Raw milk is milk that has not been pasteurised or homogenised. It comes straight from the animal — cow, goat, or sheep — after milking, and is cooled rapidly to preserve freshness. Unlike the milk you find on most supermarket shelves, raw milk has not been heated to kill bacteria, nor has its fat been mechanically broken down to prevent the cream from rising to the top.
How It Differs from Commercial Milk
Commercial milk in South Africa undergoes pasteurisation, a process where milk is heated to at least 72°C for 15 seconds (HTST) or 135°C for a few seconds (UHT). This kills harmful bacteria but also destroys some heat-sensitive enzymes, vitamins, and beneficial microorganisms. Homogenisation forces milk through fine nozzles under pressure, breaking fat globules into smaller particles so the cream stays evenly distributed.
Raw milk skips both of these steps. The result is a product that is closer to milk in its natural state — complete with a cream line at the top, a fuller flavour profile, and a different nutritional makeup.
A Brief History
For most of human history, all milk was raw milk. Pasteurisation was developed in the 1860s by Louis Pasteur and became widespread in the early 20th century as a response to poor sanitation in industrial-scale dairy production. Before refrigeration and modern hygiene practices, raw milk from large, crowded operations posed genuine health risks.
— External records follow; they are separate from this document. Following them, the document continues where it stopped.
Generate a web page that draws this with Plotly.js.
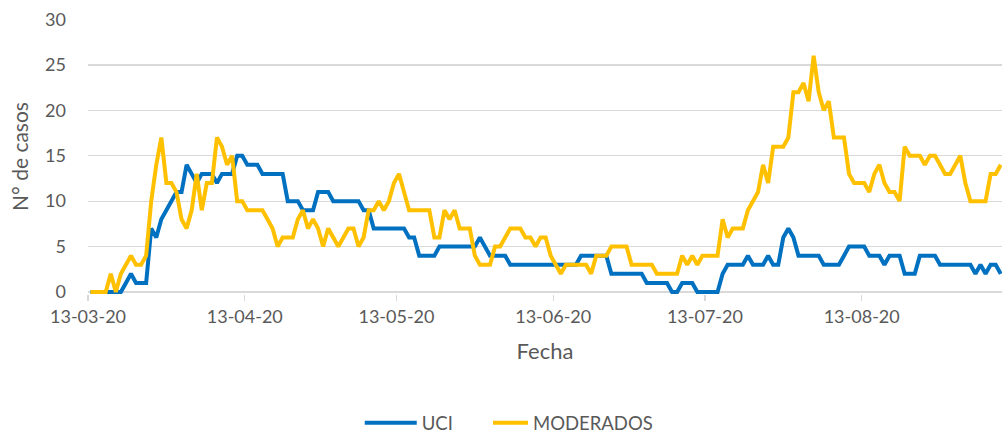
<!DOCTYPE html>
<html>
<head>
<meta charset="utf-8">
<script src="https://cdn.plot.ly/plotly-3.0.1.min.js"></script>
<style>html,body{margin:0;padding:0;background:#fff;}#chart{width:1002px;height:435px;}</style>
</head>
<body>
<div id="chart"></div>
<script>
// First day of the series and daily values (one per day)
const startDate = '2020-03-13';

const uci = [
0,0,0,0,0,0,0,1,2,1,
1,1,7,6,8,9,10,11,11,14,
13,12,13,13,13,12,13,13,13,15,
15,14,14,14,13,13,13,13,13,10,
10,10,9,9,9,11,11,11,10,10,
10,10,10,10,9,9,7,7,7,7,
7,7,7,6,6,4,4,4,4,5,
5,5,5,5,5,5,5,6,5,4,
4,4,4,3,3,3,3,3,3,3,
3,3,3,3,3,3,3,4,4,4,
4,4,4,2,2,2,2,2,2,2,
1,1,1,1,1,0,0,1,1,1,
0,0,0,0,0,2,3,3,3,3,
4,3,3,3,4,3,3,6,7,6,
4,4,4,4,4,3,3,3,3,4,
5,5,5,5,4,4,4,3,4,4,
4,2,2,2,4,4,4,4,3,3,
3,3,3,3,3,2,3,2,3,3,
2
];

const moderados = [
0,0,0,0,2,0,2,3,4,3,
3,4,10,14,17,12,12,11,8,7,
9,13,9,12,12,17,16,14,15,10,
10,9,9,9,9,8,7,5,6,6,
6,8,9,7,8,7,5,7,6,5,
6,7,7,5,6,9,9,10,9,10,
12,13,11,9,9,9,9,9,6,6,
9,8,9,7,7,7,4,3,3,3,
5,5,6,7,7,7,6,6,5,6,
6,4,3,2,3,3,3,3,3,2,
4,4,4,5,5,5,5,3,3,3,
3,3,2,2,2,2,2,4,3,4,
3,4,4,4,4,8,6,7,7,7,
9,10,11,14,12,16,16,16,17,22,
22,23,21,26,22,20,21,17,17,17,
13,12,12,12,11,13,14,12,11,11,
10,16,15,15,15,14,15,15,14,13,
13,14,15,12,10,10,10,10,13,13,
14
];

const seriesNames = ['UCI', 'MODERADOS'];
const seriesColors = ['#0070C0', '#FFC000'];
const yTicks = [0, 5, 10, 15, 20, 25, 30];

// consecutive calendar days for the x axis
function dayList(start, n) {
  const p = start.split('-').map(Number);
  const out = [];
  for (let i = 0; i < n; i++) {
    const d = new Date(Date.UTC(p[0], p[1] - 1, p[2] + i));
    out.push(d.toISOString().slice(0, 10));
  }
  return out;
}
const fechas = dayList(startDate, uci.length);

const font = 'Lato, "Open Sans", sans-serif';
const grey = '#595959';
const legendIds = ['legend', 'legend2'];

const traces = [uci, moderados].map((vals, i) => ({
  type: 'scatter',
  mode: 'lines',
  x: fechas,
  y: vals,
  xperiod: 86400000,
  xperiodalignment: 'middle',
  name: seriesNames[i],
  legend: legendIds[i],
  line: {color: seriesColors[i], width: 4, shape: 'linear'},
  hoverinfo: 'x+y+name'
}));

function legendAt(xLeft) {
  return {
    orientation: 'h',
    xref: 'container', yref: 'container',
    x: xLeft, xanchor: 'left',
    y: 0.027, yanchor: 'middle',
    font: {family: font, size: 18.5, color: grey},
    bgcolor: 'rgba(0,0,0,0)'
  };
}

const layout = {
  width: 1002,
  height: 435,
  margin: {l: 88.3, r: 0, t: 19, b: 140.5, pad: 0, autoexpand: false},
  paper_bgcolor: '#ffffff',
  plot_bgcolor: '#ffffff',
  font: {family: font, size: 18, color: grey},
  showlegend: true,
  legend: legendAt(0.381),
  legend2: legendAt(0.492),
  xaxis: {
    type: 'date',
    automargin: false,
    range: ['2020-03-13', '2020-09-09 18:00'],
    tick0: startDate,
    dtick: 'M1',
    tickformat: '%d-%m-%y',
    ticks: 'outside',
    ticklen: 6,
    tickwidth: 1.3,
    tickcolor: '#d9d9d9',
    showgrid: false,
    showline: false,
    zeroline: false,
    tickfont: {family: font, size: 18, color: grey},
    title: {text: 'Fecha', font: {family: font, size: 22, color: grey}, standoff: 18}
  },
  yaxis: {
    automargin: false,
    range: [-0.22, 30.05],
    tickvals: yTicks,
    ticks: '',
    ticklabelstandoff: 21,
    showgrid: true,
    gridcolor: '#d9d9d9',
    gridwidth: 1.3,
    zeroline: true,
    zerolinecolor: '#d9d9d9',
    zerolinewidth: 1.3,
    showline: false,
    tickfont: {family: font, size: 18, color: grey},
    title: {text: 'N° de casos', font: {family: font, size: 21, color: grey}, standoff: 10}
  }
};

function longLegendLines(gd) {
  // Excel-style longer legend line samples (no clipping at the legend box edge)
  gd.querySelectorAll('.legend, .legend .scrollbox, .legend .groups').forEach(el => el.removeAttribute('clip-path'));
  gd.querySelectorAll('.legendlines path').forEach(p => {
    p.setAttribute('d', 'M-17,0h52');
    p.style.strokeLinecap = 'butt';
  });
}

const gdiv = document.getElementById('chart');
Plotly.newPlot(gdiv, traces, layout, {displayModeBar: false, staticPlot: true}).then(gd => {
  longLegendLines(gd);
  gd.on('plotly_afterplot', () => longLegendLines(gd));
  setTimeout(() => longLegendLines(gd), 50);
  setTimeout(() => longLegendLines(gd), 300);
});
</script>
</body>
</html>
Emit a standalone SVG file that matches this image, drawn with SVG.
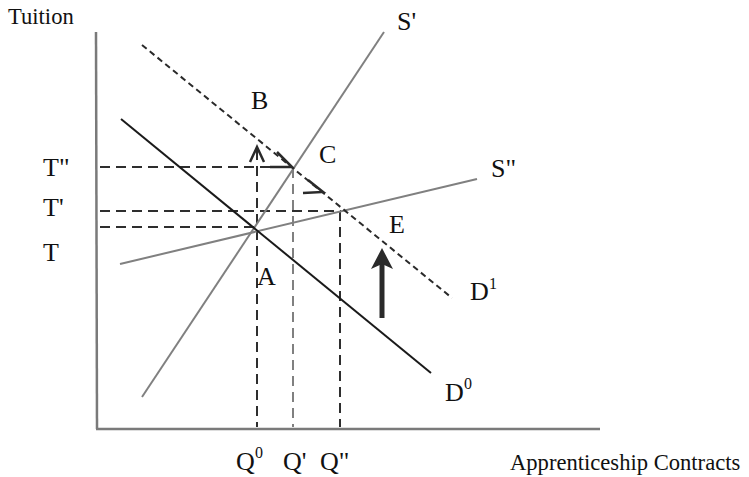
<svg xmlns="http://www.w3.org/2000/svg" width="749" height="477" viewBox="0 0 749 477">
<style>
.lbl{font-family:"Liberation Serif","Times New Roman",serif;fill:#111;font-size:26px}
.sup{font-family:"Liberation Serif","Times New Roman",serif;fill:#111;font-size:16px}
.small{font-family:"Liberation Serif","Times New Roman",serif;fill:#111;font-size:22.6px}
.axis{stroke:#7a7a7a;stroke-width:2.5;fill:none}
.supply{stroke:#808080;stroke-width:2;fill:none}
.dem{stroke:#1a1a1a;stroke-width:2;fill:none}
.dem1{stroke:#2a2a2a;stroke-width:2;fill:none;stroke-dasharray:6 4}
.guide{stroke:#2e2e2e;stroke-width:2;fill:none;stroke-dasharray:10 6}
.guide2{stroke:#808080;stroke-width:2;fill:none;stroke-dasharray:10 6}
.head{stroke:#2a2a2a;stroke-width:2.5;fill:none}
</style>
<rect width="749" height="477" fill="#fff"/>
<g id="axes">
<line class="axis" x1="96" y1="32" x2="97" y2="429"/>
<line class="axis" x1="96" y1="429" x2="600" y2="429"/>
</g>
<g id="connectors">
<line class="guide" x1="100" y1="167" x2="292" y2="167"/>
<line class="guide" x1="100" y1="211" x2="341" y2="211"/>
<line class="guide" x1="100" y1="227" x2="256" y2="227"/>
<line class="guide" x1="257" y1="150" x2="257" y2="427"/>
<line class="guide2" x1="293" y1="168" x2="293" y2="427"/>
<line class="guide" x1="340" y1="211" x2="340" y2="427"/>
<line class="supply" x1="142" y1="397" x2="384" y2="32"/>
<line class="supply" x1="120" y1="264" x2="477" y2="179"/>
<line class="dem" x1="121" y1="119" x2="431" y2="373"/>
<line class="dem1" x1="142" y1="45" x2="452" y2="298"/>
<polyline class="head" points="250,162 257,147 264,162"/>
<polyline class="head" points="277,152 292,167 270,167"/>
<polyline class="head" points="308,180 323,192 303,193"/>
<line x1="382" y1="318" x2="382" y2="262" stroke="#2a2a2a" stroke-width="5"/>
<path d="M382,248 L393,269 L382,264 L371,269 Z" fill="#2a2a2a"/>
</g>
<g id="labels">
<text class="small" x="8" y="24">Tuition</text>
<text class="lbl" x="397" y="30">S'</text>
<text class="lbl" x="491" y="177">S"</text>
<text class="lbl" x="43" y="176">T"</text>
<text class="lbl" x="43" y="216">T'</text>
<text class="lbl" x="43" y="261">T</text>
<text class="lbl" x="251" y="109">B</text>
<text class="lbl" x="319" y="163">C</text>
<text class="lbl" x="257" y="285">A</text>
<text class="lbl" x="389" y="233">E</text>
<text class="lbl" x="470" y="300">D</text>
<text class="sup" x="489" y="289">1</text>
<text class="lbl" x="445" y="401">D</text>
<text class="sup" x="464" y="389">0</text>
<text class="lbl" x="236" y="470">Q</text>
<text class="sup" x="255" y="458">0</text>
<text class="lbl" x="283" y="470">Q'</text>
<text class="lbl" x="320" y="470">Q"</text>
<text class="small" x="510" y="470">Apprenticeship Contracts</text>
</g>
</svg>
Today, the conversation has shifted. Small-scale farms with rigorous hygiene protocols, healthy herds, and modern cold-chain technology can produce raw milk that is far safer than the milk that prompted pasteurisation laws over a century ago.
Why People Choose Raw Milk
People turn to raw milk for a variety of reasons:
- Taste — Many describe raw milk as richer, creamier, and more flavourful than pasteurised alternatives.
- Nutrition — Raw milk retains enzymes like lactase and lipase, as well as heat-sensitive vitamins and beneficial bacteria that pasteurisation destroys.
- Digestibility — Some people who struggle with pasteurised milk report fewer digestive issues with raw milk, potentially due to intact enzymes and a different protein structure.
- Local food values — Buying raw milk means supporting a local farmer directly and knowing exactly where your food comes from.
- Minimal processing — In a world of ultra-processed foods, raw milk appeals to those seeking food in its most natural form.
An Honest Note
Raw milk is not without risk. Because it is not heat-treated, it can harbour harmful bacteria if not produced, handled, and stored correctly. That is why the quality of the farm, the health of the animals, and the integrity of the cold chain matter enormously. We believe in giving you the full picture — the good and the honest — so you can make an informed choice.